**Written task**: Only the lines from the top of the listing below to the line that has "-0.91, -1.02, -1.11, -1.16, -1.18]" should be echoed, with both ends kept and pictures left out.

=== Supplied data ===

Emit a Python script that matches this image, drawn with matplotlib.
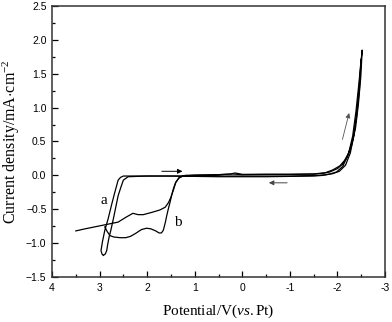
import numpy as np
import matplotlib
matplotlib.use("Agg")
import matplotlib.pyplot as plt
from matplotlib.ticker import MultipleLocator

plt.rcParams['mathtext.fontset'] = 'custom'
plt.rcParams['mathtext.rm'] = 'Liberation Serif'
plt.rcParams['mathtext.it'] = 'Liberation Serif:italic'

# curve a: forward scan from 3.5 V, then return
a_fwd_x = [3.50, 3.31, 2.96, 2.82, 2.61, 2.45, 2.30, 2.19, 2.08, 1.87, 1.73, 1.62, 1.55, 1.50,
           1.45, 1.40, 1.33, 1.20, 1.00, 0.5, 0.2, 0.0, -0.5, -1.0, -1.5, -1.7, -1.84, -2.0,
           -2.1, -2.2, -2.3, -2.38, -2.44, -2.49, -2.52]
a_fwd_y = [-0.82, -0.79, -0.74, -0.72, -0.69, -0.62, -0.56, -0.58, -0.58, -0.54, -0.51, -0.47,
           -0.40, -0.32, -0.22, -0.11, -0.03, 0.0, 0.005, 0.01, 0.02, 0.01, 0.015, 0.015, 0.02,
           0.03, 0.05, 0.10, 0.16, 0.27, 0.45, 0.70, 1.05, 1.45, 1.85]
a_ret_x = [-2.52, -2.49, -2.45, -2.39, -2.32, -2.23, -2.11, -1.98, -1.84, -1.7, -1.5, -1.0, -0.5,
           0.0, 0.5, 1.0, 1.5, 2.0, 2.40, 2.50, 2.55, 2.61, 2.66, 2.71, 2.76, 2.80, 2.83, 2.85,
           2.88, 2.92]
a_ret_y = [1.85, 1.65, 1.35, 0.95, 0.58, 0.31, 0.13, 0.05, 0.02, 0.0, -0.01, -0.015, -0.02,
           -0.02, -0.02, -0.015, -0.01, -0.01, -0.02, -0.07, -0.17, -0.30, -0.47, -0.64, -0.80,
           -0.91, -1.02, -1.11, -1.16, -1.18]

# curve b: starts on lower branch, then return
b_fwd_x = [2.89, 2.84, 2.78, 2.70, 2.57, 2.45, 2.35, 2.25, 2.12, 2.01, 1.92, 1.82, 1.75, 1.70,
           1.66, 1.62, 1.59, 1.55, 1.52, 1.48, 1.45, 1.40, 1.33, 1.25, 1.0, 0.5, 0.25, 0.15, 0.0,
           -0.5, -1.0, -1.5, -1.75, -1.9, -2.05, -2.15, -2.25, -2.33, -2.40, -2.46, -2.50]
b_fwd_y = [-0.76, -0.83, -0.89, -0.91, -0.92, -0.92, -0.90, -0.86, -0.80, -0.78, -0.79, -0.82,
           -0.85, -0.85, -0.81, -0.70, -0.60, -0.48, -0.40, -0.28, -0.20, -0.10, -0.04, -0.01,
           0.0, 0.01, 0.02, 0.035, 0.015, 0.015, 0.015, 0.02, 0.04, 0.08, 0.14, 0.22, 0.35,
           0.55, 0.85, 1.25, 1.72]
b_ret_x = [-2.50, -2.46, -2.41, -2.35, -2.27, -2.17, -2.04, -1.90, -1.76, -1.6, -1.0, 0.0, 1.0,
           2.0, 2.40, 2.50, 2.56, 2.61, 2.68, 2.75, 2.82, 2.89, 2.94, 2.97, 2.95, 2.92]
b_ret_y = [1.72, 1.35, 0.95, 0.60, 0.33, 0.15, 0.06, 0.025, 0.01, 0.0, -0.01, -0.01, -0.01,
           -0.01, -0.01, -0.01, -0.03, -0.07, -0.25, -0.44, -0.64, -0.81, -0.98, -1.11, -1.16,
           -1.18]

fig = plt.figure(figsize=(3.92, 3.22), dpi=100)
ax = fig.add_axes([0.1327, 0.1398, 0.8495, 0.8416])

ax.plot(a_fwd_x + a_ret_x, a_fwd_y + a_ret_y, color="black", lw=0.9)
ax.plot(b_fwd_x + b_ret_x, b_fwd_y + b_ret_y, color="black", lw=0.9)

# scan direction arrows
ax.annotate("", xy=(1.20, 0.06), xytext=(1.75, 0.06),
            arrowprops=dict(arrowstyle="-|>", color="black", lw=0.7, mutation_scale=7))
ax.annotate("", xy=(-0.50, -0.11), xytext=(-1.00, -0.11),
            arrowprops=dict(arrowstyle="-|>", color="#444444", lw=0.7, mutation_scale=7))
ax.annotate("", xy=(-2.26, 0.96), xytext=(-2.09, 0.49),
            arrowprops=dict(arrowstyle="-|>", color="#555555", lw=0.6, mutation_scale=7))

ax.text(2.92, -0.37, "a", fontsize=11, family="Liberation Serif", ha="center", va="center")
ax.text(1.35, -0.69, "b", fontsize=11, family="Liberation Serif", ha="center", va="center")

ax.set_xlim(4, -3)
ax.set_ylim(-1.5, 2.5)
ax.xaxis.set_major_locator(MultipleLocator(1))
ax.xaxis.set_minor_locator(MultipleLocator(0.5))
ax.yaxis.set_major_locator(MultipleLocator(0.5))
ax.yaxis.set_minor_locator(MultipleLocator(0.25))
ax.set_xticks(np.arange(-3, 5, 1))
ax.set_xticklabels(["-3", "-2", "-1", "0", "1", "2", "3", "4"])
ax.tick_params(which="both", direction="in", top=False, right=False, width=0.9,
               labelsize=7.5, pad=4)
ax.tick_params(which="major", length=4.5)
ax.tick_params(which="minor", length=2.5)
for lab in ax.get_xticklabels() + ax.get_yticklabels():
    lab.set_family("Liberation Sans")
for s in ax.spines.values():
    s.set_linewidth(1.1)
    s.set_color("#333333")

ax.set_xlabel(r"Potential/V($\it{vs.}$Pt)", fontsize=11, family="Liberation Serif", labelpad=7)
ax.set_ylabel(r"Current density/mA$\cdot$cm$^{-2}$", fontsize=11.5, family="Liberation Serif",
              labelpad=3)

fig.savefig("out.png", dpi=100)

===

**Written response**:
Emit a Python script that matches this image, drawn with matplotlib.
import numpy as np
import matplotlib
matplotlib.use("Agg")
import matplotlib.pyplot as plt
from matplotlib.ticker import MultipleLocator

plt.rcParams['mathtext.fontset'] = 'custom'
plt.rcParams['mathtext.rm'] = 'Liberation Serif'
plt.rcParams['mathtext.it'] = 'Liberation Serif:italic'

# curve a: forward scan from 3.5 V, then return
a_fwd_x = [3.50, 3.31, 2.96, 2.82, 2.61, 2.45, 2.30, 2.19, 2.08, 1.87, 1.73, 1.62, 1.55, 1.50,
           1.45, 1.40, 1.33, 1.20, 1.00, 0.5, 0.2, 0.0, -0.5, -1.0, -1.5, -1.7, -1.84, -2.0,
           -2.1, -2.2, -2.3, -2.38, -2.44, -2.49, -2.52]
a_fwd_y = [-0.82, -0.79, -0.74, -0.72, -0.69, -0.62, -0.56, -0.58, -0.58, -0.54, -0.51, -0.47,
           -0.40, -0.32, -0.22, -0.11, -0.03, 0.0, 0.005, 0.01, 0.02, 0.01, 0.015, 0.015, 0.02,
           0.03, 0.05, 0.10, 0.16, 0.27, 0.45, 0.70, 1.05, 1.45, 1.85]
a_ret_x = [-2.52, -2.49, -2.45, -2.39, -2.32, -2.23, -2.11, -1.98, -1.84, -1.7, -1.5, -1.0, -0.5,
           0.0, 0.5, 1.0, 1.5, 2.0, 2.40, 2.50, 2.55, 2.61, 2.66, 2.71, 2.76, 2.80, 2.83, 2.85,
           2.88, 2.92]
a_ret_y = [1.85, 1.65, 1.35, 0.95, 0.58, 0.31, 0.13, 0.05, 0.02, 0.0, -0.01, -0.015, -0.02,
           -0.02, -0.02, -0.015, -0.01, -0.01, -0.02, -0.07, -0.17, -0.30, -0.47, -0.64, -0.80,
           -0.91, -1.02, -1.11, -1.16, -1.18]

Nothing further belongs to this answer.